**TASK PROMPT:** Leaving out every picture, retype the lines below from the top through the one that contains "return 1 - p / H".

**DATA SHOWN:**
-- Start --

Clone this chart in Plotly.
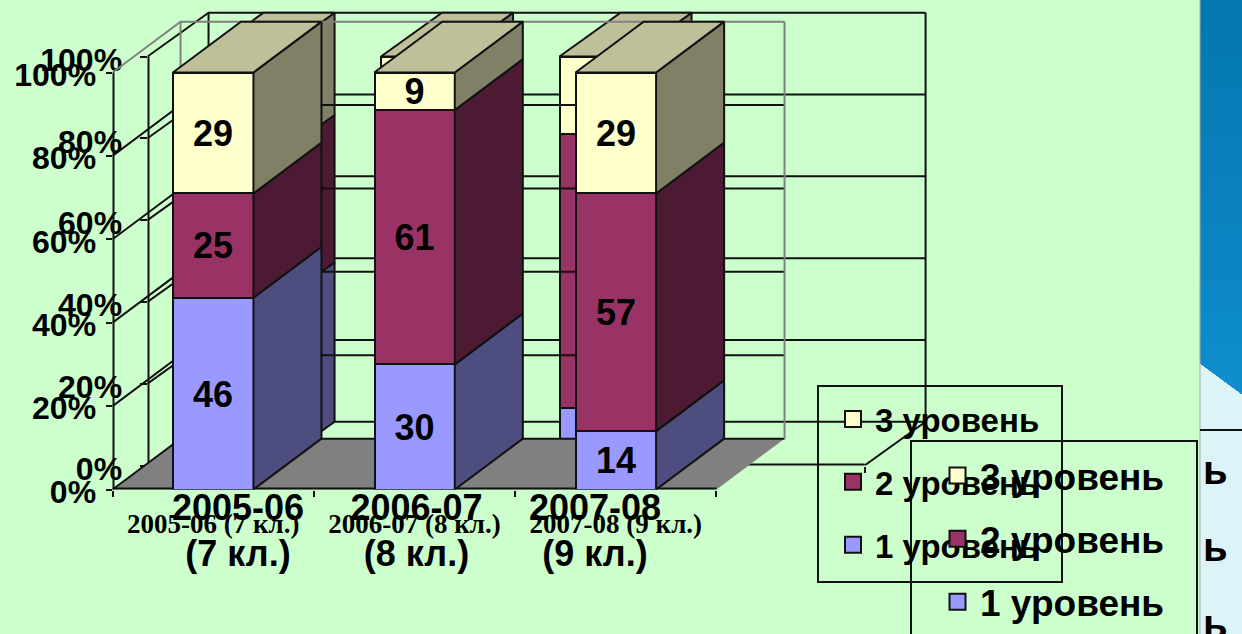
import plotly.graph_objects as go

W, H = 1242, 634

# ---- data ----
levels = ["1 уровень", "2 уровень", "3 уровень"]
front_categories = ["2005-06 (7 кл.)", "2006-07 (8 кл.)", "2007-08 (9 кл.)"]
back_categories = ["2005-06<br>(7 кл.)", "2006-07<br>(8 кл.)", "2007-08<br>(9 кл.)"]
front_level1 = [46, 30, 14]
front_level2 = [25, 61, 57]
front_level3 = [29, 9, 29]
back_level1 = [39, 30, 14]
back_level2 = [36, 61, 67]
back_level3 = [25, 9, 19]
value_ticks = [0, 20, 40, 60, 80, 100]
value_tick_labels = ["0%", "20%", "40%", "60%", "80%", "100%"]
side_note = ["ь", "ь", "ь"]

# ---- style ----
face_colors = ["#9999FF", "#993366", "#FFFFCC"]
side_colors = ["#4D4D80", "#4D1A33", "#808066"]
top_color = "#BFBF99"
GREEN = "#CCFFCC"
INK = "#111111"
SANS = "Liberation Sans"
SERIF = "Liberation Serif"

positions = [0, 1, 2]
front = [front_level1, front_level2, front_level3]
back = [back_level1, back_level2, back_level3]


def fx(p):
    return p / W


def fy(p):
    return 1 - p / H


def add_walls(fig, ax, x0, x1, dx, dy, grid_color, box_color, floor_color, lw):
    """Walls of the 3D box, in the units of the axes (ax = ('x','y'))."""
    xa, ya = ax
    common = dict(xaxis=xa, yaxis=ya, showlegend=False, hoverinfo="skip", mode="lines")
    if floor_color:
        fig.add_trace(go.Scatter(x=[x0, x0 + dx, x1 + dx, x1, x0], y=[0, dy, dy, 0, 0], fill="toself",
                                 fillcolor=floor_color, line=dict(width=0), **common))
    gx, gy, tx, ty = [], [], [], []
    for v in value_ticks:
        is_box = v == value_ticks[-1] and box_color != grid_color
        px_, py_ = (tx, ty) if is_box else (gx, gy)
        px_ += [x0, x0 + dx, x1 + dx, None]
        py_ += [v, v + dy, v + dy, None]
    bx = [x0 + dx, x0 + dx, None, x1 + dx, x1 + dx, None]
    by = [dy, 100 + dy, None, dy, 100 + dy, None]
    if not floor_color:
        bx += [x1 + dx, x1, None]
        by += [dy, 0, None]
    fig.add_trace(go.Scatter(x=gx, y=gy, line=dict(color=grid_color, width=lw), **common))
    fig.add_trace(go.Scatter(x=tx + bx, y=ty + by, line=dict(color=box_color, width=lw), **common))
    # axis lines: half of the width is clipped at the edge of the plot area
    fig.add_trace(go.Scatter(x=[x0, x0, None, x0, x1], y=[0, 100, None, 0, 0],
                             line=dict(color=INK, width=2 * lw), **common))


def add_bars(fig, ax, series, width, dx, dy, labels):
    xa, ya = ax
    base = [0, 0, 0]
    edge = dict(color=INK, width=2)
    common = dict(xaxis=xa, yaxis=ya, showlegend=False, hoverinfo="skip")
    for s, vals in enumerate(series):
        fig.add_trace(go.Bar(
            x=positions, y=vals, width=width, name=levels[s],
            marker=dict(color=face_colors[s], line=edge),
            text=vals if labels else None,
            textposition="inside" if labels else "none", insidetextanchor="middle", textangle=0,
            constraintext="none",
            textfont=dict(family=SANS, size=36, color="black", weight="bold"),
            cliponaxis=False, **common))
        sx, sy = [], []
        for i, v in enumerate(vals):
            r = positions[i] + width / 2
            b, t = base[i], base[i] + v
            sx += [r, r + dx, r + dx, r, r, None]
            sy += [b, b + dy, t + dy, t, b, None]
            base[i] = t
        fig.add_trace(go.Scatter(x=sx, y=sy, mode="lines", fill="toself", fillcolor=side_colors[s],
                                 line=edge, **common))
    tx, ty = [], []
    for i in positions:
        l, r = i - width / 2, i + width / 2
        t = base[i]
        tx += [l, l + dx, r + dx, r, l, None]
        ty += [t, t + dy, t + dy, t, t, None]
    fig.add_trace(go.Scatter(x=tx, y=ty, mode="lines", fill="toself", fillcolor=top_color,
                             line=edge, **common))


# ---- axis geometry (plot areas hold the whole 3D box) ----
B_X0, B_X1 = -0.507, 3.51
F_X0, F_X1 = -0.5, 2.5
B_DX, B_DY = 0.342, 10.7
F_DX, F_DY = 0.338, 12.2
B_SX, B_SY = 178.5, 4.09   # pixels per unit
F_SX, F_SY = 201.33, 4.17
B_PX = (147.5, 929, 465.5, 9)  # left, right, bottom, top
F_PX = (112.5, 788, 489.5, 18)
B_DOM_X, B_DOM_Y = [fx(B_PX[0]), fx(B_PX[1])], [fy(B_PX[2]), fy(B_PX[3])]
F_DOM_X, F_DOM_Y = [fx(F_PX[0]), fx(F_PX[1])], [fy(F_PX[2]), fy(F_PX[3])]
B_RX = [B_X0, B_X0 + (B_PX[1] - B_PX[0]) / B_SX]
B_RY = [0, (B_PX[2] - B_PX[3]) / B_SY]
F_RX = [F_X0, F_X0 + (F_PX[1] - F_PX[0]) / F_SX]
F_RY = [0, (F_PX[2] - F_PX[3]) / F_SY]

fig = go.Figure()
# back chart: walls (x,y) then bars (x2,y2); front chart: walls (x3,y3) then bars (x4,y4)
add_walls(fig, ("x", "y"), B_X0, B_X1, B_DX, B_DY, INK, INK, None, 2)
add_bars(fig, ("x2", "y2"), back, 0.398, B_DX, B_DY, False)
add_walls(fig, ("x3", "y3"), F_X0, F_X1, F_DX, F_DY, INK, "#808080", "#808080", 2)
add_bars(fig, ("x4", "y4"), front, 0.40, F_DX, F_DY, True)

# legend entries, top level first
for legend_name in ["legend", "legend2"]:
    for s in [2, 1, 0]:
        fig.add_trace(go.Scatter(
            x=[None], y=[None], mode="markers", name=levels[s], legend=legend_name,
            legendgroup=legend_name + levels[s],
            marker=dict(symbol="square", size=16, color=face_colors[s], line=dict(color=INK, width=2))))

blank = dict(visible=False, fixedrange=True)
n = (B_X1 - B_X0) / 3
fig.update_layout(
    width=W, height=H, margin=dict(l=0, r=0, t=0, b=0, pad=0, autoexpand=False), autosize=False,
    paper_bgcolor=GREEN, plot_bgcolor="rgba(0,0,0,0)", barmode="stack", bargap=0,
    font=dict(family=SANS, color="black"),
    xaxis=dict(domain=B_DOM_X, range=B_RX, anchor="y", showgrid=False, zeroline=False, showline=False,
               tickmode="array", tickvals=positions, ticktext=back_categories, ticks="",
               ticklabelstandoff=17, tickfont=dict(family=SANS, size=36, weight="bold"),
               minor=dict(tickmode="array", tickvals=[B_X0, B_X0 + n, B_X0 + 2 * n, B_X1], ticks="outside",
                          ticklen=6, tickwidth=2, tickcolor=INK, showgrid=False)),
    yaxis=dict(domain=B_DOM_Y, range=B_RY, anchor="x", showgrid=False, zeroline=False, showline=False,
               tickmode="array", tickvals=value_ticks, ticktext=value_tick_labels, ticks="outside",
               ticklen=7, tickwidth=2, tickcolor=INK, ticklabelstandoff=11, ticklabelshift=3,
               tickfont=dict(family=SANS, size=32, weight="bold")),
    xaxis2=dict(domain=B_DOM_X, range=B_RX, anchor="y2", **blank),
    yaxis2=dict(domain=B_DOM_Y, range=B_RY, anchor="x2", **blank),
    xaxis3=dict(domain=F_DOM_X, range=F_RX, anchor="y3", showgrid=False, zeroline=False, showline=False,
                tickmode="array", tickvals=positions, ticktext=front_categories, ticks="",
                ticklabelstandoff=15, tickfont=dict(family=SERIF, size=27, weight="bold"),
                minor=dict(tickmode="array", tickvals=[-0.5, 0.5, 1.5, 2.5], ticks="outside",
                           ticklen=6, tickwidth=2, tickcolor=INK, showgrid=False)),
    yaxis3=dict(domain=F_DOM_Y, range=F_RY, anchor="x3", showgrid=False, zeroline=False, showline=False,
                tickmode="array", tickvals=value_ticks, ticktext=value_tick_labels, ticks="outside",
                ticklen=6, tickwidth=2, tickcolor=INK, ticklabelstandoff=3, ticklabelshift=2,
                tickfont=dict(family=SANS, size=32, weight="bold")),
    xaxis4=dict(domain=F_DOM_X, range=F_RX, anchor="y4", **blank),
    yaxis4=dict(domain=F_DOM_Y, range=F_RY, anchor="x4", **blank),
    legend=dict(x=fx(831), y=fy(391), xanchor="left", yanchor="top", bgcolor="rgba(0,0,0,0)",
                borderwidth=0, tracegroupgap=17, itemwidth=34,
                font=dict(family=SANS, size=33, weight="bold", color="black")),
    legend2=dict(x=fx(935), y=fy(445), xanchor="left", yanchor="top", bgcolor="rgba(0,0,0,0)",
                 borderwidth=0, tracegroupgap=12, itemwidth=35,
                 font=dict(family=SANS, size=37, weight="bold", color="black")),
)

# ---- page furniture ----
shapes = [dict(type="rect", xref="paper", yref="paper", x0=fx(1200), x1=1, y0=0, y1=1,
               fillcolor="#DCF4F8", line=dict(width=0), layer="below")]
bands = 14
for i in range(bands):
    t = i / bands
    y_a = 394 * t
    c = (6 + int(10 * t), 120 + int(23 * t), 176 + int(31 * t))
    if y_a < 363:
        pts = [(1200, y_a), (1242, y_a), (1242, 394), (1200, 363)]
    else:
        pts = [(1200 + 42 * (y_a - 363) / 31, y_a), (1242, y_a), (1242, 394)]
    path = "M" + " L".join(f"{fx(a):.5f},{fy(b):.5f}" for a, b in pts) + " Z"
    shapes.append(dict(type="path", xref="paper", yref="paper", path=path,
                       fillcolor=f"rgb{c}", line=dict(width=0), layer="below"))
shapes.append(dict(type="line", xref="paper", yref="paper", x0=fx(1200), x1=fx(1200), y0=0, y1=1,
                   line=dict(color="#AAAAAA", width=1), layer="below"))
shapes.append(dict(type="line", xref="paper", yref="paper", x0=fx(1200), x1=1, y0=fy(430), y1=fy(430),
                   line=dict(color=INK, width=2), layer="below"))
# legend frames
shapes.append(dict(type="rect", xref="paper", yref="paper", x0=fx(818), x1=fx(1062), y0=fy(582), y1=fy(386),
                   line=dict(color=INK, width=2), fillcolor="rgba(0,0,0,0)", layer="above"))
shapes.append(dict(type="rect", xref="paper", yref="paper", x0=fx(911), x1=fx(1197), y0=fy(650), y1=fy(441),
                   line=dict(color=INK, width=2), fillcolor="rgba(0,0,0,0)", layer="above"))
fig.update_layout(shapes=shapes)

for txt, yp in zip(side_note, [483, 560, 637]):
    fig.add_annotation(text=txt, xref="paper", yref="paper", x=fx(1201), y=fy(yp), xanchor="left",
                       yanchor="bottom", yshift=-11, showarrow=False,
                       font=dict(family=SANS, size=40, weight="bold", color="black"))

fig.write_html("out.html", config={"displayModeBar": False},
               post_script="document.body.style.margin='0';document.body.style.overflow='hidden';")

-- End --

**REPLY:**
Clone this chart in Plotly.
import plotly.graph_objects as go

W, H = 1242, 634

# ---- data ----
levels = ["1 уровень", "2 уровень", "3 уровень"]
front_categories = ["2005-06 (7 кл.)", "2006-07 (8 кл.)", "2007-08 (9 кл.)"]
back_categories = ["2005-06<br>(7 кл.)", "2006-07<br>(8 кл.)", "2007-08<br>(9 кл.)"]
front_level1 = [46, 30, 14]
front_level2 = [25, 61, 57]
front_level3 = [29, 9, 29]
back_level1 = [39, 30, 14]
back_level2 = [36, 61, 67]
back_level3 = [25, 9, 19]
value_ticks = [0, 20, 40, 60, 80, 100]
value_tick_labels = ["0%", "20%", "40%", "60%", "80%", "100%"]
side_note = ["ь", "ь", "ь"]

# ---- style ----
face_colors = ["#9999FF", "#993366", "#FFFFCC"]
side_colors = ["#4D4D80", "#4D1A33", "#808066"]
top_color = "#BFBF99"
GREEN = "#CCFFCC"
INK = "#111111"
SANS = "Liberation Sans"
SERIF = "Liberation Serif"

positions = [0, 1, 2]
front = [front_level1, front_level2, front_level3]
back = [back_level1, back_level2, back_level3]


def fx(p):
    return p / W


def fy(p):
    return 1 - p / H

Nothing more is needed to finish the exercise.